An experiment into the sources of the human brain through the mind of a young woman has gone horribly wrong. She has seen the great god Pan and will die giving birth to a daughter.
Twenty years later feted society hostess Helen Vaughan becomes the source of much fevered speculation. Many men are infatuated with her beauty, but great beauty has a price, sometimes you have to pay with the only thing you have left.
The Great God Pan was a sensation when first published in 1894. Its author, Arthur Machen, was a struggling unknown writer living in London. He had translated Casanova's memoirs and was living on a small inheritance. He immediately became one of the most talked-about writers of the last years of the nineteenth century, while the publication marked the start of his ongoing influence on modern fantasy and horror.
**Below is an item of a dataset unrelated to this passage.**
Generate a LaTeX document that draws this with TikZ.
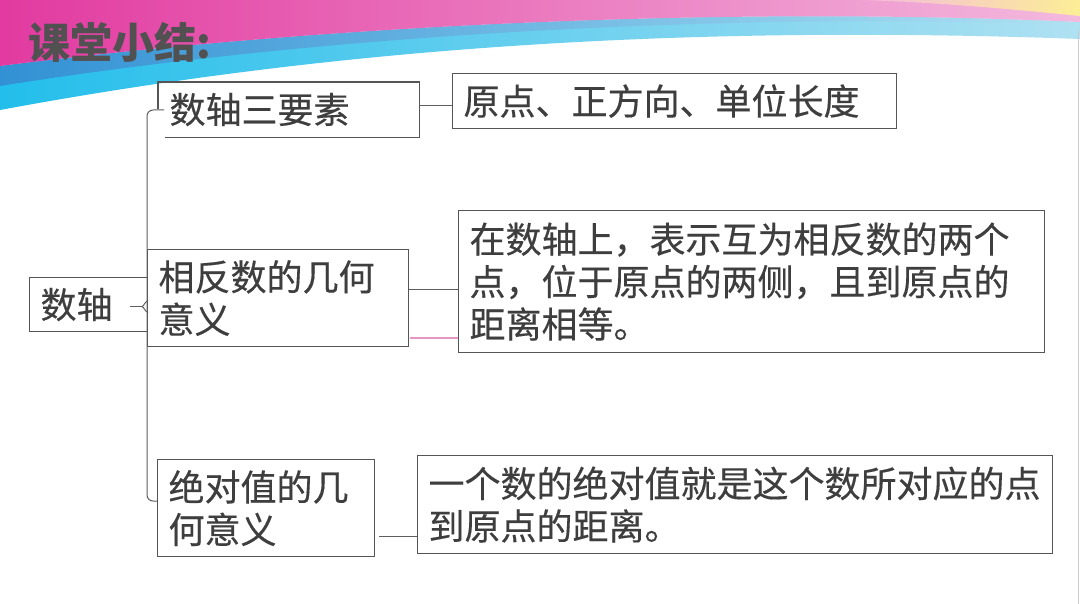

Machen's dark imaginings of the reality behind ancient beliefs feature again in the acclaimed, mesmerising short story 'The White People' and the curious tale 'The Shining Pyramid', also in this volume.
O autorze
Born and brought up in Monmouthshire, Machen’s tales of bohemian fin-de-siecle London were coloured by the dark and mysterious landscapes of his childhood. A contemporary of Arthur Conan Doyle, Oscar Wilde and William Butler Yeats all of whom admired his work tremendously, Machen’s legacy is central to gothic fiction in the twentieth century. His great literary significance was recognized by H. P. Lovecraft who named Machen as one of the four 'modern masters’ of supernatural horror.